First Inhabitants: Stone and Bronze Age

Huuman habitation of Ireland began some time after 8000 BC. By this time the climate had become more moderate following the retreat of glaciers and the polar icecaps as the lase Ice Age wained. Archeologists note agriculture (about 4000 BC), probably introduced from the Continent. Agriculture and the higher production involved brought a new level of culture to neolithic (stone-age) Ireland. It is at this time that huge stone monuments begin to appear, commonly with astronomical alignments. Agriculture also resulted in an expanding population. Ireland entered the Bronze Age (about 2500 BC).
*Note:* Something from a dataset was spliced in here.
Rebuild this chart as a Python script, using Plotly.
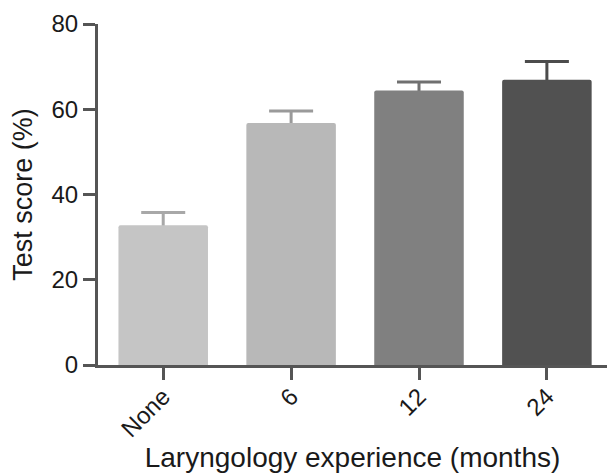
import plotly.graph_objects as go

# Group labels and mean test scores with error (SEM)
categories = ["None", "6", "12", "24"]
means = [32.8, 56.8, 64.4, 66.9]
errors = [3.0, 2.8, 2.0, 4.3]
y_ticks = [0, 20, 40, 60, 80]

bar_colors = ["#c5c5c5", "#b8b8b8", "#808080", "#515151"]
err_colors = ["#a8a8a8", "#9a9a9a", "#707070", "#4c4c4c"]

fig = go.Figure()
for cat, m, e, bc, ec in zip(categories, means, errors, bar_colors, err_colors):
    # symmetric error bar on an invisible bar; the lower half is hidden
    # behind the solid bar drawn next
    fig.add_trace(go.Bar(
        x=[cat], y=[m], width=0.70,
        marker=dict(color="rgba(0,0,0,0)", line=dict(width=0)),
        error_y=dict(type="data", array=[e], color=ec, thickness=3, width=22),
        showlegend=False, hoverinfo="skip",
    ))
    fig.add_trace(go.Bar(
        x=[cat], y=[m], width=0.70,
        marker=dict(color=bc, line=dict(width=0), cornerradius=2),
        showlegend=False,
    ))

font_family = "Liberation Sans, Arial, sans-serif"
axis_color = "#555555"

fig.update_layout(
    width=607, height=476,
    margin=dict(l=98, r=0, t=24, b=111),
    paper_bgcolor="white", plot_bgcolor="white",
    font=dict(family=font_family, size=24, color="#1a1a1a"),
    barmode="overlay",
)
fig.update_xaxes(
    categoryorder="array", categoryarray=categories,
    range=[-0.51, 3.47],
    showline=True, linecolor=axis_color, linewidth=3,
    ticks="outside", ticklen=12, tickwidth=3, tickcolor=axis_color,
    tickangle=-45, tickfont=dict(size=24), ticklabelstandoff=-7,
    showgrid=False, zeroline=False,
    title=dict(text="Laryngology experience (months)", font=dict(size=28), standoff=0),
)
fig.update_yaxes(
    range=[0, 80], tickvals=y_ticks,
    showline=True, linecolor=axis_color, linewidth=3,
    ticks="outside", ticklen=12, tickwidth=3, tickcolor=axis_color,
    tickfont=dict(size=24),
    showgrid=False, zeroline=False,
    title=dict(text="Test score (%)", font=dict(size=27), standoff=12),
)

fig.write_html("out.html")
Archeologists have found beautifully wrought gold and bronze ornaments and weapons.

Celtic Ireland: Iron Age

Ancient Irish history is dominated by the Celts, the dominant culture in northern Europe for centuries. Celtic civilization dominated much of Europe (about 500 BC). After this time the Celts were increasingly presured by the Romans from the south and the Germanic tribes from the east. The Celts spread to Ireland and the British Isles. The Celts brought Ireland into the Iron Age. Like other largely decentralized ancient people, the Celts came to Ireland and the Britain in a series of uncoordinated waves over several centuries (8th to the 1st centuries BC). The last Celtic invaders were the Gael. There was no strong centralized state formed by the Celts. Gaelic Ireland was dividided into abot five kingdoms. The precise number varied over time and the lask of written records make these kingdoms difficult to assess in any real detail. The lack of a centralized Celtic state in Ireland meant that the various kingdoms were intermittently at war with each other and eventually left them vulnerable to foreign invasion. Despite the fighting, a rich culture emerged in Celtic Ireland. Celtic society throughout Ireland was dominated by druids or priests. The Drids played many roles in Celrtic society, far beyond religion. The druids were teachers, doctors, poets, fortune tellers, and living repositories of the laws and histories in a still pre-literate society. One unsolvavle problem for historians is to what extent the ancient legends were based on real history. Gradually the Germanic tribes pushed the Celts West of the Rhine. The Celts had no written language and thus very little is known about them beyond oral legends and myth and work of archeologists. The arrival of the Romans in Britain resulted in the first scattered written accounts, although hardly disinterested accounts.

Rome

Ceasar conquered the Celts (commonly cauled the Gauls) in what is now modern France and the Low Countries bringing them within the Roman Empire (58-47 BC) and overtime largely Romanizing them. The Celts were the people that dominated both Ireland Britain south of Scotland when the Romans arrived. Ceasar's attempt to invade Britain failed (55-54 BC). The Romans during the reign of Claudius began the conquest of Britain (43 AD). The Romans over three decades conquered what is now England. The most difficult was the conquest of Wales, but was finally accomplished (75-77 AD). The wild tribes to the noth proved a more difficult undertaking. The Emperor Hadrian ordered the construction of a wall to protect Roman Britain from the Pictts and other northern tribes (122 AD). Over time the Romans conquered and subsequently Romanized the British Celts, but never coquered the Irish. Archeologists confirm that there were contacts between the Irish celts and Romans in Britain. There surely was trade between Ireland and Roman Britain. There may even have been a Roman presence of some kind in Ireland. Roman Britain was terrorized by Irish raiders. St. Patrick, the patron saintb of Ireland, was actually a Romanized Briton captured by an Irish raiding party and brought back to Ireland as a slave.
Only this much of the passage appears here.